4. The breath detection device according to claim 3, wherein

the determining includes determining that the frequency spectrum of the given frame indicates breath, when a value of the second similarity is larger than a value of a constant multiple of the first similarity.

5. A breath detection method executed by a breath detection device, the breath detection method comprising:

first calculating, using a processor, a frequency spectrum that associates each frequency with signal strength with respect in the frequency, by dividing an input sound signal into multiple frames and performing frequency conversion of each of the frames;

shifting, using the processor, a frequency spectrum of a given frame calculated to a frequency direction;

second calculating, using the processor, a first similarity indicating how well-matched the before-shifted frequency spectrum and the after-shifted frequency spectrum are;

third calculating, using the processor, a second similarity by finding cross-correlation between the frequency spectrum of the given frame and a frequency spectrum of a frame previous to the given frame; and

determining, using the processor, whether the frequency spectrum of the given frame indicates breath on the basis of the first similarity and the second similarity.

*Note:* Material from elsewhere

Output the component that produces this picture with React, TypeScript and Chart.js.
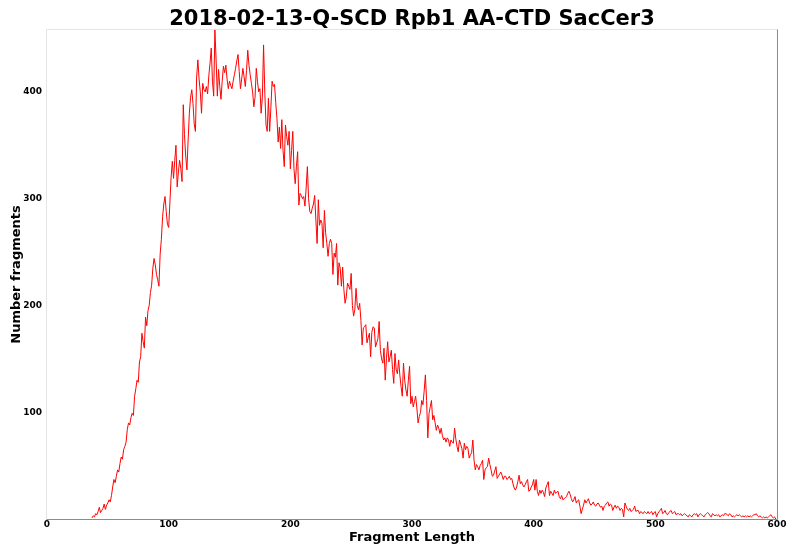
import React, { useEffect, useRef } from "react";
import { Chart, registerables } from "chart.js";

Chart.register(...registerables);

const TITLE = "2018-02-13-Q-SCD Rpb1 AA-CTD SacCer3";
const X_LABEL = "Fragment Length";
const Y_LABEL = "Number fragments";

// first fragment length in the counts list (one value per length, step 1)
const FIRST_LENGTH = 37;

const counts: number[] = [
  // 37-39
  1, 3, 2,
  // 40-99
  5, 4, 7, 11, 6, 8, 10, 14, 9, 13,
  15, 18, 16, 22, 30, 37, 34, 40, 46, 44,
  52, 58, 56, 65, 68, 72, 84, 90, 88, 95,
  99, 97, 115, 122, 130, 128, 147, 152, 174, 166,
  160, 189, 181, 195, 200, 212, 219, 235, 244, 238,
  229, 224, 218, 248, 262, 283, 295, 302, 288, 276,
  // 100-199
  273, 296, 320, 335, 319, 336, 350, 311, 325, 336,
  328, 316, 388, 360, 340, 327, 355, 380, 395, 402,
  389, 370, 363, 414, 430, 412, 400, 380, 408, 402,
  400, 405, 398, 415, 427, 441, 410, 396, 458, 430,
  396, 421, 405, 393, 410, 424, 418, 425, 412, 403,
  410, 406, 403, 410, 416, 422, 429, 435, 419, 403,
  412, 422, 414, 405, 420, 439, 425, 416, 408, 400,
  386, 395, 422, 410, 400, 403, 380, 395, 444, 400,
  369, 363, 394, 363, 385, 410, 405, 407, 390, 375,
  353, 367, 347, 374, 345, 330, 369, 358, 350, 363,
  // 200-299
  328, 345, 363, 328, 314, 330, 344, 294, 305, 303,
  300, 302, 293, 310, 330, 300, 288, 286, 291, 295,
  303, 280, 258, 299, 275, 280, 277, 254, 289, 268,
  258, 246, 258, 262, 258, 229, 249, 245, 258, 219,
  240, 235, 218, 236, 215, 202, 208, 221, 218, 215,
  230, 200, 190, 196, 216, 200, 196, 202, 186, 163,
  179, 180, 182, 165, 170, 174, 152, 175, 180, 179,
  161, 165, 169, 185, 158, 150, 146, 160, 130, 150,
  166, 147, 152, 158, 140, 127, 155, 140, 136, 149,
  135, 124, 115, 146, 130, 121, 115, 130, 143, 108,
  // 300-399
  115, 105, 110, 115, 104, 90, 96, 100, 111, 107,
  120, 135, 111, 76, 99, 105, 111, 93, 97, 90,
  83, 88, 85, 80, 85, 78, 74, 76, 72, 76,
  74, 68, 74, 72, 71, 85, 75, 68, 63, 74,
  70, 66, 57, 71, 65, 68, 66, 57, 60, 62,
  74, 55, 46, 51, 49, 46, 50, 52, 55, 37,
  46, 48, 49, 57, 51, 46, 40, 41, 45, 49,
  38, 40, 42, 44, 41, 37, 40, 40, 37, 38,
  40, 37, 38, 33, 29, 27, 30, 35, 41, 33,
  35, 32, 30, 32, 35, 37, 26, 27, 30, 32,
  // 400-499
  37, 27, 37, 26, 22, 27, 24, 27, 25, 21,
  29, 32, 35, 22, 26, 24, 22, 27, 24, 25,
  26, 21, 19, 22, 18, 19, 20, 21, 24, 26,
  23, 19, 16, 18, 21, 15, 17, 18, 12, 5,
  9, 13, 18, 15, 17, 19, 15, 13, 14, 16,
  13, 12, 14, 15, 13, 11, 12, 8, 12, 13,
  15, 16, 12, 14, 13, 8, 11, 13, 10, 12,
  11, 8, 10, 9, 2, 15, 12, 9, 8, 10,
  7, 8, 9, 12, 7, 8, 8, 5, 7, 6,
  5, 7, 6, 5, 7, 5, 6, 7, 4, 6,
  // 500-599
  7, 2, 5, 7, 8, 10, 5, 6, 8, 5,
  4, 6, 7, 8, 5, 6, 7, 4, 5, 5,
  4, 5, 3, 4, 5, 4, 3, 2, 4, 3,
  2, 4, 5, 4, 5, 2, 4, 5, 4, 3,
  2, 4, 5, 6, 5, 3, 2, 5, 4, 3,
  4, 3, 4, 2, 3, 4, 3, 5, 5, 4,
  3, 5, 4, 2, 3, 2, 3, 4, 3, 4,
  3, 2, 3, 2, 3, 2, 3, 2, 3, 2,
  3, 4, 4, 5, 3, 2, 3, 2, 1, 2,
  1, 2, 1, 2, 3, 4, 2, 1, 2, 0,
];

const lengths: number[] = counts.map((_, i) => FIRST_LENGTH + i);

const xTicks = [0, 100, 200, 300, 400, 500, 600];
const yTicks = [100, 200, 300, 400];

const FONT = "'DejaVu Sans', 'Liberation Sans', sans-serif";

const framePlugin = {
  id: "frame",
  afterDraw(chart: any) {
    const { ctx, chartArea } = chart;
    const { left, right, top, bottom } = chartArea;
    ctx.save();
    ctx.lineWidth = 1;
    ctx.strokeStyle = "#e4e4e4";
    ctx.beginPath();
    ctx.moveTo(left - 0.5, bottom);
    ctx.lineTo(left - 0.5, top - 0.5);
    ctx.lineTo(right, top - 0.5);
    ctx.stroke();
    ctx.strokeStyle = "#8c8c8c";
    ctx.beginPath();
    ctx.moveTo(right + 0.5, top - 0.5);
    ctx.lineTo(right + 0.5, bottom + 0.5);
    ctx.lineTo(left - 0.5, bottom + 0.5);
    ctx.stroke();
    ctx.restore();
  },
};

export default function App() {
  const canvasRef = useRef<HTMLCanvasElement | null>(null);

  useEffect(() => {
    if (!canvasRef.current) return;
    const chart = new Chart(canvasRef.current, {
      type: "line",
      data: {
        datasets: [
          {
            data: lengths.map((x, i) => ({ x, y: counts[i] })),
            borderColor: "#ff0000",
            borderWidth: 1,
            pointRadius: 0,
            fill: false,
            tension: 0,
          },
        ],
      },
      options: {
        responsive: false,
        animation: false,
        layout: { padding: { top: 0, right: 11, bottom: 0, left: 0 } },
        plugins: {
          legend: { display: false },
          tooltip: { enabled: false },
          title: {
            display: true,
            text: TITLE,
            fullSize: false,
            color: "#000",
            font: { family: FONT, size: 21, weight: "bold", lineHeight: 0.95 },
            padding: { top: 10, bottom: 0 },
          },
        },
        scales: {
          x: {
            type: "linear",
            min: 0,
            max: 600,
            grid: { display: false, drawTicks: false },
            border: { display: false },
            afterBuildTicks: (s: any) => {
              s.ticks = xTicks.map((v) => ({ value: v }));
            },
            afterFit: (s: any) => {
              s.height = 27;
              s.paddingLeft = 0;
              s.paddingRight = 0;
            },
            ticks: {
              color: "#000",
              padding: 0,
              maxRotation: 0,
              autoSkip: false,
              font: { family: FONT, size: 9, weight: "bold" },
            },
            title: {
              display: true,
              text: X_LABEL,
              color: "#000",
              font: { family: FONT, size: 13, weight: "bold" },
              padding: { top: 0, bottom: 1 },
            },
          },
          y: {
            type: "linear",
            min: 0,
            max: Math.max(...counts),
            grid: { display: false, drawTicks: false },
            border: { display: false },
            afterBuildTicks: (s: any) => {
              s.ticks = yTicks.map((v) => ({ value: v }));
            },
            afterFit: (s: any) => {
              s.width = 47;
              s.paddingTop = 0;
              s.paddingBottom = 0;
            },
            ticks: {
              color: "#000",
              padding: 5,
              autoSkip: false,
              font: { family: FONT, size: 9, weight: "bold" },
            },
            title: {
              display: true,
              text: Y_LABEL,
              color: "#000",
              font: { family: FONT, size: 13, weight: "bold" },
              padding: { top: 9, bottom: 0 },
            },
          },
        },
      },
      plugins: [framePlugin],
    });
    return () => chart.destroy();
  }, []);

  return (
    <div style={{ position: "fixed", left: 0, top: 0, width: 788, height: 546, background: "#fff" }}>
      <canvas ref={canvasRef} width={788} height={546} />
    </div>
  );
}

6. The breath detection method according to claim 5, wherein

the second calculating includes finding autocorrelation of the frequency spectrum of the given frame.

7. The breath detection method according to claim 5, wherein

the third calculating includes finding cross-correlation between a frequency spectrum obtained by weighted-averaging frequency spectra of frames containing a breath sound out of frames previous to the given frame and the frequency spectrum of the given frame.

8. The breath detection method according to claim 7, wherein

the determining includes determining that the frequency spectrum of the given frame indicates breath, when a value of the second similarity is larger than a value of a constant multiple of the first similarity.